Direction
State the number of lines, and only that number, in which the word "diagram" appears.

[Records with drawing code]
++++++++++
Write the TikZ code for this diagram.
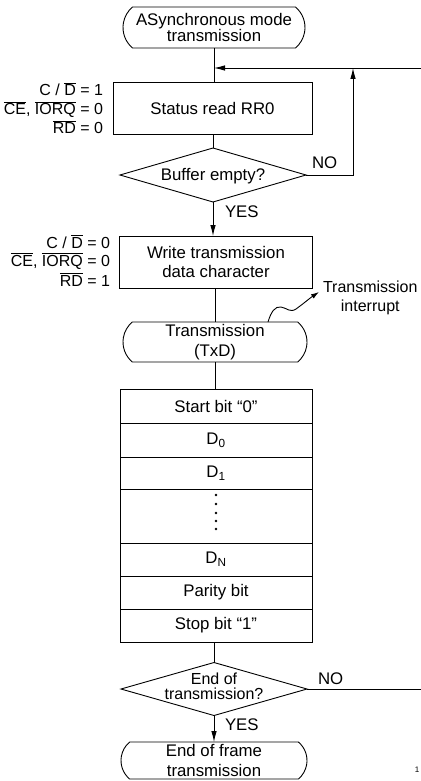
\documentclass[tikz,border=0pt]{standalone}
\usepackage{fontspec}
\setmainfont{Liberation Sans}
\usetikzlibrary{shapes.geometric,shapes.misc,arrows.meta}
\newcommand\ovl[1]{\ensuremath{\overline{\mbox{#1}}}}
\begin{document}
\begin{tikzpicture}[x=1pt,y=-1pt,
  every node/.style={font=\fontsize{16.8}{19.5}\selectfont, inner sep=0pt, outer sep=0pt},
  ln/.style={line width=0.9pt},
  arr/.style={line width=0.9pt,-{Latex[length=11pt,width=5.5pt]}},
  term/.style={draw, line width=0.9pt, rounded rectangle, rounded rectangle arc length=100, align=center},
  procbox/.style={draw, line width=0.9pt, rectangle, align=center},
  dia/.style={draw, line width=0.9pt, diamond},
  lbl/.style={anchor=base east, font=\fontsize{16}{19}\selectfont},
]
\useasboundingbox (0,0) rectangle (420,781);

% terminals and boxes
\node[term, minimum width=182pt, minimum height=41pt, font=\fontsize{16.8}{15.8}\selectfont] (start) at (214,27.5) {ASynchronous mode\\transmission};
\node[procbox, minimum width=199pt, minimum height=52pt] (status) at (212.5,108) {Status read RR0};
\node[dia, minimum width=186pt, minimum height=54pt] (buf) at (213,175) {};
\node (buft) at (213,176) {Buffer empty?};
\node[procbox, minimum width=193pt, minimum height=52pt] (write) at (216,262) {Write transmission\\data character};
\node[term, minimum width=184pt, minimum height=40pt] (tx) at (215,342) {Transmission\\(TxD)};

% bit stack
\node[procbox, minimum width=192pt, minimum height=34pt] (s0) at (216,406) {Start bit “0”};
\node[procbox, minimum width=192pt, minimum height=34pt] (d0) at (216,440) {D\textsubscript{0}};
\node[procbox, minimum width=192pt, minimum height=32pt] (d1) at (216,473) {D\textsubscript{1}};
\node[procbox, minimum width=192pt, minimum height=54pt] (dots) at (216,516) {};
\node[procbox, minimum width=192pt, minimum height=33pt] (dn) at (216,559.5) {D\textsubscript{N}};
\node[procbox, minimum width=192pt, minimum height=33pt] (par) at (216,592.5) {Parity bit};
\node[procbox, minimum width=192pt, minimum height=33pt] (stop) at (216,625.5) {Stop bit “1”};
\foreach \yy in {495,504,513,521,529} \fill (216,\yy) circle (1.4pt);

\node[dia, minimum width=186pt, minimum height=53pt] (eot) at (214,689) {};
\node[align=center, font=\fontsize{16}{15}\selectfont] (eott) at (214,686) {End of\\transmission?};
\node[term, minimum width=186pt, minimum height=37pt] (fin) at (214,760.5) {End of frame\\transmission};

% side labels
\node[lbl] (l1) at (103,96) {C / \ovl{D} = 1};
\node[lbl] (l2) at (103,115) {\ovl{CE}, \ovl{IORQ} = 0};
\node[lbl] (l3) at (103,134) {\ovl{RD} = 0};
\node[lbl] (l4) at (110,248) {C / \ovl{D} = 0};
\node[lbl] (l5) at (110,266) {\ovl{CE}, \ovl{IORQ} = 0};
\node[lbl] (l6) at (110,286) {\ovl{RD} = 1};

\node[anchor=west] (no1) at (312,163) {NO};
\node[anchor=west] (yes1) at (225,212) {YES};
\node[anchor=west] (no2) at (318,679) {NO};
\node[anchor=west] (yes2) at (225,725) {YES};
\node[anchor=west, align=center, font=\fontsize{16}{19}\selectfont] (intr) at (323,298) {Transmission\\interrupt};
\node[font=\fontsize{8}{9}\selectfont] (pg) at (417,770) {1};

% connectors
\coordinate (j) at (214,68);
\coordinate (rt) at (422,68);
\coordinate (nj) at (353,68);
\coordinate (rb) at (422,689);
\coordinate (ci) at (268,322);
\coordinate (ce) at (319,292);

\draw[ln] (start.south) -- (start.south |- status.north);
\draw[arr] (rt) -- (j);
\draw[ln] (status.south -| buf.north) -- (buf.north);
\draw[arr] (buf.east) -| (nj);
\draw[arr] (buf.south) -- (buf.south |- write.north);
\draw[ln] (write.south -| tx.north) -- (tx.north);
\draw[ln] (tx.south) -- (tx.south |- s0.north);
\draw[ln] (stop.south -| eot.north) -- (eot.north);
\draw[ln] (eot.east) -- (rb);
\draw[arr] (eot.south) -- (eot.south |- fin.north);
\draw[line width=0.9pt,-{Latex[length=8pt,width=5pt]}] (ci) .. controls (271,312) and (275,306) .. (281,307) .. controls (287,308) and (290,313) .. (296,309) .. controls (303,304) and (310,298) .. (ce);
\end{tikzpicture}
\end{document}
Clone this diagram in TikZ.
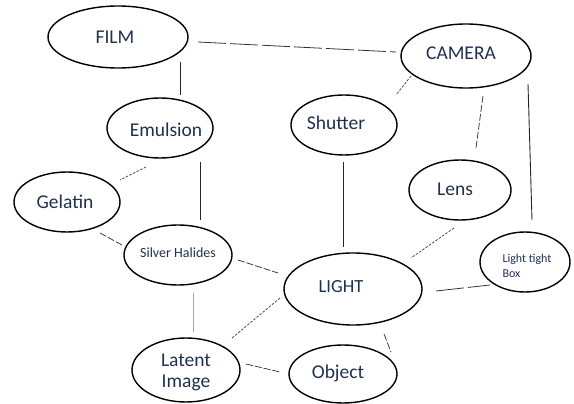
++++++++++
Answer to this task
2